● BRIEF: Working from the top of the listing below, retype each line through the line containing "const yStep = 2;", both included, with no pictures.

● GIVEN INFORMATION:
┄┄┄┄┄┄┄┄┄┄
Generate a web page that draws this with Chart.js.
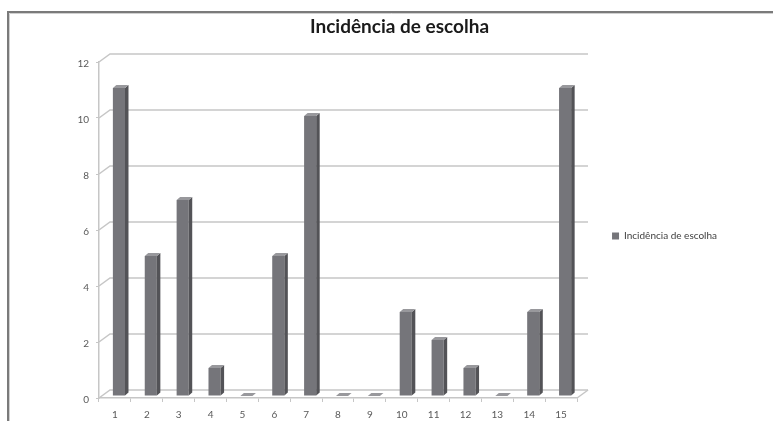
<!DOCTYPE html>
<html>
<head>
<meta charset="utf-8">
<script src="https://cdn.jsdelivr.net/npm/chart.js@4/dist/chart.umd.min.js"></script>
<style>
  html, body { margin: 0; padding: 0; background: #ffffff; }
  #wrap { width: 773px; height: 421px; position: relative; }
</style>
</head>
<body>
<div id="wrap"><canvas id="c" width="773" height="421"></canvas></div>
<script>
const chartTitle = 'Incidência de escolha';
const seriesName = 'Incidência de escolha';
const categories = ['1', '2', '3', '4', '5', '6', '7', '8', '9', '10', '11', '12', '13', '14', '15'];
const values = [11, 5, 7, 1, 0, 5, 10, 0, 0, 3, 2, 1, 0, 3, 11];
const yMin = 0;
const yMax = 12;
const yStep = 2;

const FRONT = '#75757a', SIDE = '#535357', TOP = '#98989c';
const depthX = 11, depthY = 8, barDX = 3.5, barDY = 3, shiftX = 4, shiftY = -2;

const frame = {
  id: 'frame',
  beforeDraw(chart) {
    const ctx = chart.ctx;
    ctx.save();
    ctx.fillStyle = '#ffffff';
    ctx.fillRect(0, 0, chart.width, chart.height);
    ctx.strokeStyle = '#7a7a7a';
    ctx.lineWidth = 2;
    ctx.beginPath();
    ctx.moveTo(8, chart.height);
    ctx.lineTo(8, 12);
    ctx.lineTo(chart.width, 12);
    ctx.stroke();
    ctx.strokeStyle = '#d0d0d0';
    ctx.lineWidth = 1;
    ctx.beginPath();
    ctx.moveTo(9.5, chart.height);
    ctx.lineTo(9.5, 13.5);
    ctx.lineTo(chart.width, 13.5);
    ctx.stroke();
    ctx.restore();
  }
};

const wall3d = {
  id: 'wall3d',
  beforeDatasetsDraw(chart) {
    const {ctx, chartArea: {left, right, bottom}, scales: {y}} = chart;
    ctx.save();
    ctx.strokeStyle = '#c6c6c6';
    ctx.lineWidth = 1.5;
    y.ticks.forEach(t => {
      const py = y.getPixelForValue(t.value);
      ctx.beginPath();
      ctx.moveTo(left, py);
      ctx.lineTo(left + depthX, py - depthY);
      ctx.lineTo(right + depthX, py - depthY);
      ctx.stroke();
    });
    ctx.beginPath();
    ctx.moveTo(right, bottom);
    ctx.lineTo(right + depthX, bottom - depthY);
    ctx.stroke();
    ctx.restore();
    ctx.save();
    ctx.translate(shiftX, shiftY);
  },
  afterDatasetsDraw(chart) {
    const ctx = chart.ctx;
    const meta = chart.getDatasetMeta(0);
    meta.data.forEach(bar => {
      const {x, y, base, width} = bar.getProps(['x', 'y', 'base', 'width'], true);
      const l = x - width / 2, r = x + width / 2;
      ctx.fillStyle = SIDE;
      ctx.beginPath();
      ctx.moveTo(r, y);
      ctx.lineTo(r + barDX, y - barDY);
      ctx.lineTo(r + barDX, base - barDY);
      ctx.lineTo(r, base);
      ctx.closePath();
      ctx.fill();
      ctx.fillStyle = TOP;
      ctx.beginPath();
      ctx.moveTo(l, y);
      ctx.lineTo(l + barDX, y - barDY);
      ctx.lineTo(r + barDX, y - barDY);
      ctx.lineTo(r, y);
      ctx.closePath();
      ctx.fill();
    });
    ctx.restore();
  }
};

new Chart(document.getElementById('c'), {
  type: 'bar',
  data: {
    labels: categories,
    datasets: [{
      label: seriesName,
      data: values,
      backgroundColor: FRONT,
      borderWidth: 0,
      categoryPercentage: 1,
      barPercentage: 0.38
    }]
  },
  options: {
    responsive: false,
    animation: false,
    layout: { padding: { left: 72, right: 46, top: 0, bottom: 0 } },
    plugins: {
      title: {
        display: true,
        text: chartTitle,
        color: '#1a1a1a',
        font: { family: 'Lato', size: 19, weight: 'bold' },
        padding: { top: 15, bottom: 24.2 }
      },
      legend: {
        position: 'right',
        fullSize: false,
        title: { display: true, text: ' ', padding: 0, font: { family: 'Lato', size: 10 } },
        labels: {
          boxWidth: 7,
          boxHeight: 7,
          padding: 35,
          color: '#404040',
          font: { family: 'Lato', size: 10 }
        }
      },
      tooltip: { enabled: false }
    },
    scales: {
      x: {
        afterFit(scale) { scale.height = 23; },
        offset: true,
        grid: { display: true, drawOnChartArea: false, drawTicks: true, tickLength: 4, color: '#c6c6c6', offset: true },
        border: { display: true, color: '#c6c6c6', width: 1.5 },
        ticks: { color: '#595959', font: { family: 'Lato', size: 10 }, padding: 7, maxRotation: 0 }
      },
      y: {
        min: yMin,
        max: yMax,
        afterFit(scale) { scale.width = 27; },
        grid: { display: true, drawOnChartArea: false, drawTicks: true, tickLength: 3, color: '#c6c6c6' },
        border: { display: true, color: '#c6c6c6', width: 1.5 },
        ticks: { stepSize: yStep, color: '#595959', font: { family: 'Lato', size: 10 }, padding: 7, labelOffset: 1.5 }
      }
    }
  },
  plugins: [frame, wall3d]
});
</script>
</body>
</html>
┄┄┄┄┄┄┄┄┄┄
● EXERCISE OUTPUT:
Generate a web page that draws this with Chart.js.
<!DOCTYPE html>
<html>
<head>
<meta charset="utf-8">
<script src="https://cdn.jsdelivr.net/npm/chart.js@4/dist/chart.umd.min.js"></script>
<style>
  html, body { margin: 0; padding: 0; background: #ffffff; }
  #wrap { width: 773px; height: 421px; position: relative; }
</style>
</head>
<body>
<div id="wrap"><canvas id="c" width="773" height="421"></canvas></div>
<script>
const chartTitle = 'Incidência de escolha';
const seriesName = 'Incidência de escolha';
const categories = ['1', '2', '3', '4', '5', '6', '7', '8', '9', '10', '11', '12', '13', '14', '15'];
const values = [11, 5, 7, 1, 0, 5, 10, 0, 0, 3, 2, 1, 0, 3, 11];
const yMin = 0;
const yMax = 12;
const yStep = 2;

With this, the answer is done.